This study focusses on the role of snow-surface coupling, radiation and turbulent mixing in a polar boundary layer. The goal is to gain insight in the relative role of these small scale processes and how these processes can compensate each other. As such, we extend the GABLS1 model intercomparison for turbulent mixing (Cuxart et al., 2006) with the other relevant physical processes in the SBL over sea-ice. We use the Single Column Model (SCM) version of the Weather Research and Forecasting (WRF) mesoscale meteorological model and run different combinations of boundary-layer and radiation schemes (using one state of the art surface scheme). As such, an intercomparison of schemes within a single model is obtained. We confirm a wide variety in the state of the atmosphere and the surface variables for the selected parameterization schemes.
Subsequently, a sensitivity analysis for one particular combination of parameterization schemes is performed for the governing processes of surface coupling, radiation and turbulent mixing. Using a novel analysis method based on time-integrated SBL development, the variation between the sensitivity runs indicates the relative orientation of model sensitivities to variations in governing processes. Furthermore, this sensitivity can explain the variety of model results obtained in the intercomparison of different parameterization schemes.
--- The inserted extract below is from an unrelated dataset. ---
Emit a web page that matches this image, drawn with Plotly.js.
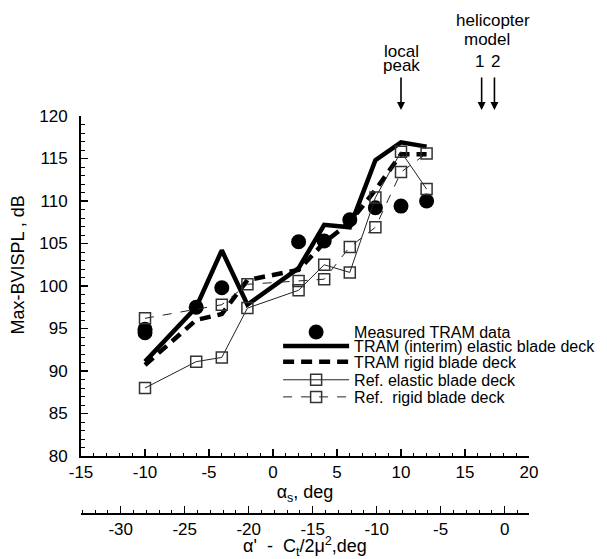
<!DOCTYPE html>
<html>
<head>
<meta charset="utf-8">
<script src="https://cdn.plot.ly/plotly-3.0.1.min.js"></script>
<style>body{margin:0;background:#fff}#chart{width:607px;height:559px}</style>
</head>
<body>
<div id="chart"></div>
<script>
// Data (alpha_s in deg, Max-BVISPL in dB)
const measX = [-10, -10, -6, -4, 2, 4, 6, 8, 10, 12];
const measY = [94.9, 94.5, 97.5, 99.8, 105.2, 105.3, 107.8, 109.2, 109.4, 110.0];

const tramElasticX = [-10, -6, -4, -2, 2, 4, 6, 8, 10, 12];
const tramElasticY = [91.1, 97.5, 104.2, 97.8, 102.1, 107.2, 106.9, 114.8, 116.9, 116.4];

const tramRigidX = [-10, -6, -4, -2, 2, 4, 6, 8, 10, 12];
const tramRigidY = [90.7, 96.0, 96.7, 100.7, 101.9, 105.1, 107.5, 111.3, 115.5, 115.5];

const refElasticX = [-10, -6, -4, -2, 2, 4, 6, 8, 10, 12];
const refElasticY = [88.0, 91.1, 91.6, 97.4, 99.5, 102.5, 101.6, 110.4, 115.8, 111.4];

const refRigidX = [-10, -4, -2, 2, 4, 6, 8, 10, 12];
const refRigidY = [96.2, 97.8, 100.2, 100.6, 100.8, 104.6, 106.9, 113.4, 115.6];

const seriesNames = [
  "Measured TRAM data",
  "TRAM (interim) elastic blade deck",
  "TRAM rigid blade deck",
  "Ref. elastic blade deck",
  "Ref.\u00a0 rigid blade deck"
];

// primary x ticks
const xTickVals = [-15, -10, -5, 0, 5, 10, 15, 20];
const xTickText = ["-15", "-10", "-5", "0", "5", "10", "15", "20"];
// y ticks
const yTickVals = [80, 85, 90, 95, 100, 105, 110, 115, 120];
// secondary axis: alpha' - Ct/2mu^2 tick values
const secTicks = [-30, -25, -20, -15, -10, -5, 0];
const secTickText = ["-30", "-25", "-20", "-15", "-10", "-5", "0"];
const secOffset = 18.1; // alpha' - Ct/2mu^2 = alpha_s - offset

// marker annotations (alpha_s positions)
const arrowX = [10, 16.3, 17.3];
const arrowLabels = ["1", "2"];

const FONT = "Liberation Sans, Arial, Helvetica, sans-serif";
const xRange = [-15, 20];

const legendIds = ["legend", "legend2", "legend3", "legend4", "legend5"];
const legendRowY = [0.457, 0.422, 0.382, 0.337, 0.294];

const traces = [
  {x: measX, y: measY, name: seriesNames[0], mode: "markers", legend: legendIds[0],
   marker: {symbol: "circle", size: 15, color: "#000"}},
  {x: tramElasticX, y: tramElasticY, name: seriesNames[1], mode: "lines", legend: legendIds[1],
   line: {color: "#000", width: 4.5}},
  {x: tramRigidX, y: tramRigidY, name: seriesNames[2], mode: "lines", legend: legendIds[2],
   line: {color: "#000", width: 4.5, dash: "11px,7px"}},
  {x: refElasticX, y: refElasticY, name: seriesNames[3], mode: "lines+markers", legend: legendIds[3],
   line: {color: "#222", width: 1},
   marker: {symbol: "square-open", size: 11, color: "#333", line: {width: 1.5}}},
  {x: refRigidX, y: refRigidY, name: seriesNames[4], mode: "lines+markers", legend: legendIds[4],
   line: {color: "#222", width: 1, dash: "9px,9px"},
   marker: {symbol: "square-open", size: 11, color: "#333", line: {width: 1.5}}},
  {x: secTicks, y: secTicks.map(() => null), xaxis: "x2", yaxis: "y",
   mode: "markers", showlegend: false, hoverinfo: "skip"}
];

const txt = (text, xref, x, y, extra) => Object.assign({
  text: text, xref: xref, yref: "paper", x: x, y: y, xanchor: "center", yanchor: "middle",
  showarrow: false, font: {size: 17, color: "#000", family: FONT}
}, extra || {});

const annotations = [
  txt("Max-BVISPL , dB", "paper", -0.14, 0.625, {textangle: -90, font: {size: 18, color: "#000", family: FONT}}),
  txt("local", "x", arrowX[0], 1.163),
  txt("peak", "x", arrowX[0], 1.128),
  txt("helicopter", "x", (arrowX[1] + arrowX[2]) / 2 + 0.4, 1.241),
  txt("model", "x", (arrowX[1] + arrowX[2]) / 2 - 0.1, 1.193),
  txt(arrowLabels[0], "x", arrowX[1] - 0.15, 1.138),
  txt(arrowLabels[1], "x", arrowX[2] + 0.1, 1.138)
];
arrowX.forEach(ax => annotations.push({
  text: "", xref: "x", yref: "paper", x: ax, y: 1.015, ax: 0, ay: -34,
  showarrow: true, arrowhead: 2, arrowsize: 1, arrowwidth: 1.6, arrowcolor: "#000"
}));

const tickFont = {size: 17, color: "#000", family: FONT};

const layout = {
  width: 607, height: 559,
  margin: {l: 81, r: 78, t: 116, b: 45, autoexpand: false},
  paper_bgcolor: "#fff", plot_bgcolor: "rgba(0,0,0,0)",
  font: {family: FONT, color: "#000"},
  showlegend: true,
  xaxis: {range: xRange, anchor: "y", showline: true, linecolor: "#000", linewidth: 2,
          ticks: "inside", ticklen: 7, tickwidth: 1.5, tickcolor: "#000",
          tickmode: "array", tickvals: xTickVals, ticktext: xTickText, automargin: false,
          minor: {ticks: "inside", ticklen: 3.5, dtick: 1, tick0: 0, tickcolor: "#000", tickwidth: 1},
          showgrid: false, zeroline: false, tickfont: tickFont,
          title: {text: "α<sub>s</sub>, deg", font: {size: 18, color: "#000", family: FONT}, standoff: 3}},
  xaxis2: {range: [xRange[0] - secOffset, xRange[1] - secOffset], overlaying: "x", anchor: "free", position: 0,
           side: "bottom", showline: true, linecolor: "#000", linewidth: 2, automargin: false,
           ticks: "inside", ticklen: 7, tickwidth: 1.5, tickcolor: "#000",
           tickmode: "array", tickvals: secTicks, ticktext: secTickText,
           minor: {ticks: "inside", ticklen: 3.5, dtick: 1, tick0: 0, tickcolor: "#000", tickwidth: 1},
           showgrid: false, zeroline: false, tickfont: tickFont,
           title: {text: "α'\u00a0 -\u00a0 C<sub>t</sub>/2μ<sup>2</sup>,deg", font: {size: 18, color: "#000", family: FONT}, standoff: 2}},
  yaxis: {range: [80, 120], domain: [0.1457, 1], showline: true, linecolor: "#000", linewidth: 2,
          ticks: "inside", ticklen: 7, tickwidth: 1.5, tickcolor: "#000", automargin: false,
          tickmode: "array", tickvals: yTickVals, ticklabelstandoff: 8,
          minor: {ticks: "inside", ticklen: 3.5, dtick: 1, tick0: 80, tickcolor: "#000", tickwidth: 1},
          showgrid: false, zeroline: false, tickfont: tickFont},
  annotations: annotations
};
legendIds.forEach((id, i) => {
  layout[id] = {x: 0.44, y: legendRowY[i], xanchor: "left", yanchor: "middle",
                bgcolor: "rgba(0,0,0,0)", font: {size: 16, color: "#000", family: FONT},
                itemwidth: 66, borderwidth: 0};
});

Plotly.newPlot("chart", traces, layout, {displayModeBar: false, staticPlot: true});
</script>
</body>
</html>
We apply the same analysis for several geostrophic wind speeds to represent a wide range of synoptic conditions. Our results indicate a shift in process significance for different wind regimes. For low wind regimes, the model sensitivity is larger for coupling and radiation, while for high wind speeds, not surprisingly, the largest sensitivity is found for the turbulent mixing process. Additionally, we find that for the studied variables, the orientations of the processes can overlap. This implies that compensating errors in the different parameterization schemes can remain hidden and this may explain the relatively slow progress in model development. Furthermore, an interesting non-linear feature was found for turbulent mixing for frequently occurring and low wind speed cases, where the 2m temperature increases for decreased amounts of mixing.